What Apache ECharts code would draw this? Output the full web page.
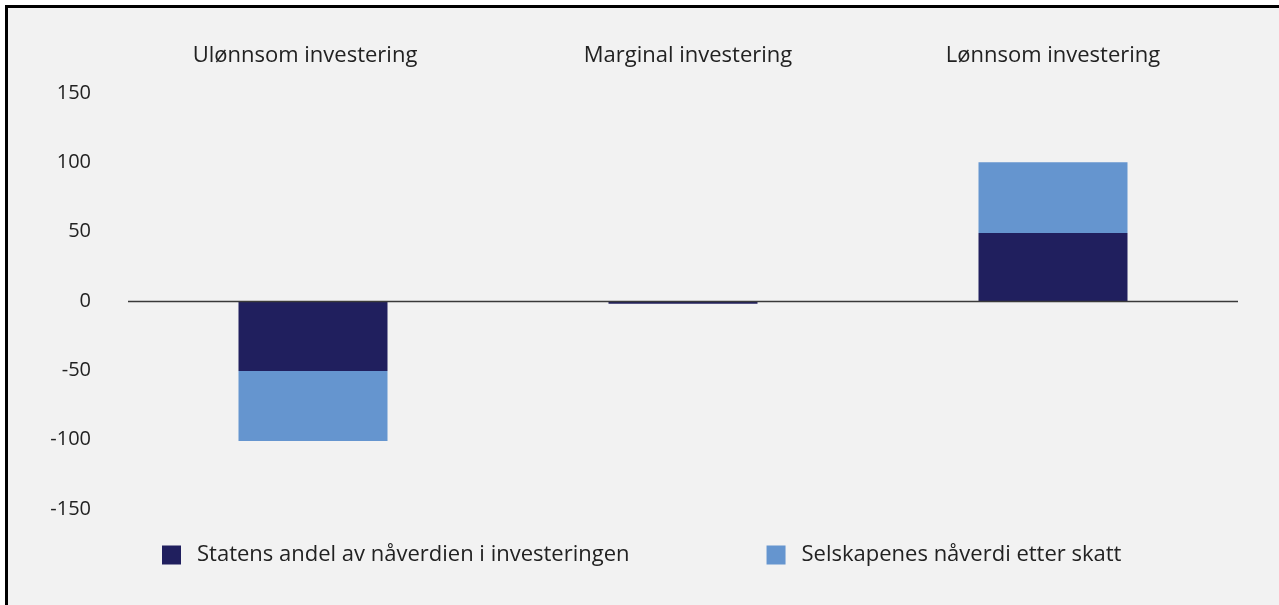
<!DOCTYPE html>
<html>
<head>
<meta charset="utf-8">
<script src="https://cdn.jsdelivr.net/npm/echarts@6/dist/echarts.min.js"></script>
<style>
html,body{margin:0;padding:0;background:#fff;}
#chart{width:1279px;height:605px;}
</style>
</head>
<body>
<div id="chart"></div>
<script>
const categories = ['Ulønnsom investering', 'Marginal investering', 'Lønnsom investering'];
const statensAndel = [-50.5, -2, 49];
const selskapenes = [-50.5, 0, 51];
const seriesNames = ['Statens andel av nåverdien i investeringen', 'Selskapenes nåverdi etter skatt'];
const yTicks = { min: -150, max: 150, interval: 50 };

const font = '"Open Sans", "Noto Sans", sans-serif';
const labelPads = [[0, 16, 0, 0], [0, 0, 0, 10], [0, 0, 0, 0]];
const chart = echarts.init(document.getElementById('chart'), null, { renderer: 'canvas' });
chart.setOption({
  animation: false,
  backgroundColor: '#ffffff',
  graphic: [
    { type: 'rect', z: -10, shape: { x: 5, y: 5, width: 1274, height: 600 }, style: { fill: '#f2f2f2' } },
    { type: 'rect', z: -9, shape: { x: 5, y: 5, width: 1274, height: 3 }, style: { fill: '#000' } },
    { type: 'rect', z: -9, shape: { x: 5, y: 5, width: 3, height: 600 }, style: { fill: '#000' } }
  ],
  grid: { left: 128, right: 41, top: 93, bottom: 96, containLabel: false },
  legend: {
    left: 157, top: 539,
    itemWidth: 19, itemHeight: 19, itemGap: 137,
    icon: 'rect',
    textStyle: { fontFamily: font, fontSize: 22, color: '#222', padding: [0, 0, 0, 11] },
    data: seriesNames
  },
  xAxis: {
    type: 'category',
    position: 'top',
    data: categories.map((c, i) => ({ value: c, textStyle: { padding: labelPads[i] } })),
    axisLine: { show: false, onZero: false },
    axisTick: { show: false },
    axisLabel: { fontFamily: font, fontSize: 22, color: '#222', margin: 26 }
  },
  yAxis: {
    type: 'value',
    min: yTicks.min, max: yTicks.max, interval: yTicks.interval,
    axisLine: { show: false },
    axisTick: { show: false },
    splitLine: { show: false },
    axisLabel: { fontFamily: font, fontSize: 20, color: '#222', margin: 37 }
  },
  series: [
    {
      name: seriesNames[0], type: 'bar', stack: 's', barWidth: 149,
      itemStyle: { color: '#201f5e' },
      data: statensAndel,
      markLine: {
        silent: true, symbol: 'none', label: { show: false },
        lineStyle: { color: '#3a3a3a', width: 1.3, type: 'solid' },
        data: [{ yAxis: 0 }]
      }
    },
    {
      name: seriesNames[1], type: 'bar', stack: 's', barWidth: 149,
      itemStyle: { color: '#6595cf' },
      data: selskapenes
    }
  ]
});
</script>
</body>
</html>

----

§ WRITTEN REQUEST
Ignore the images and quote every line of the listing exactly.

§ TASK RESPONSE
What Apache ECharts code would draw this? Output the full web page.
<!DOCTYPE html>
<html>
<head>
<meta charset="utf-8">
<script src="https://cdn.jsdelivr.net/npm/echarts@6/dist/echarts.min.js"></script>
<style>
html,body{margin:0;padding:0;background:#fff;}
#chart{width:1279px;height:605px;}
</style>
</head>
<body>
<div id="chart"></div>
<script>
const categories = ['Ulønnsom investering', 'Marginal investering', 'Lønnsom investering'];
const statensAndel = [-50.5, -2, 49];
const selskapenes = [-50.5, 0, 51];
const seriesNames = ['Statens andel av nåverdien i investeringen', 'Selskapenes nåverdi etter skatt'];
const yTicks = { min: -150, max: 150, interval: 50 };

const font = '"Open Sans", "Noto Sans", sans-serif';
const labelPads = [[0, 16, 0, 0], [0, 0, 0, 10], [0, 0, 0, 0]];
const chart = echarts.init(document.getElementById('chart'), null, { renderer: 'canvas' });
chart.setOption({
  animation: false,
  backgroundColor: '#ffffff',
  graphic: [
    { type: 'rect', z: -10, shape: { x: 5, y: 5, width: 1274, height: 600 }, style: { fill: '#f2f2f2' } },
    { type: 'rect', z: -9, shape: { x: 5, y: 5, width: 1274, height: 3 }, style: { fill: '#000' } },
    { type: 'rect', z: -9, shape: { x: 5, y: 5, width: 3, height: 600 }, style: { fill: '#000' } }
  ],
  grid: { left: 128, right: 41, top: 93, bottom: 96, containLabel: false },
  legend: {
    left: 157, top: 539,
    itemWidth: 19, itemHeight: 19, itemGap: 137,
    icon: 'rect',
    textStyle: { fontFamily: font, fontSize: 22, color: '#222', padding: [0, 0, 0, 11] },
    data: seriesNames
  },
  xAxis: {
    type: 'category',
    position: 'top',
    data: categories.map((c, i) => ({ value: c, textStyle: { padding: labelPads[i] } })),
    axisLine: { show: false, onZero: false },
    axisTick: { show: false },
    axisLabel: { fontFamily: font, fontSize: 22, color: '#222', margin: 26 }
  },
  yAxis: {
    type: 'value',
    min: yTicks.min, max: yTicks.max, interval: yTicks.interval,
    axisLine: { show: false },
    axisTick: { show: false },
    splitLine: { show: false },
    axisLabel: { fontFamily: font, fontSize: 20, color: '#222', margin: 37 }
  },
  series: [
    {
      name: seriesNames[0], type: 'bar', stack: 's', barWidth: 149,
      itemStyle: { color: '#201f5e' },
      data: statensAndel,
      markLine: {
        silent: true, symbol: 'none', label: { show: false },
        lineStyle: { color: '#3a3a3a', width: 1.3, type: 'solid' },
        data: [{ yAxis: 0 }]
      }
    },
    {
      name: seriesNames[1], type: 'bar', stack: 's', barWidth: 149,
      itemStyle: { color: '#6595cf' },
      data: selskapenes
    }
  ]
});
</script>
</body>
</html>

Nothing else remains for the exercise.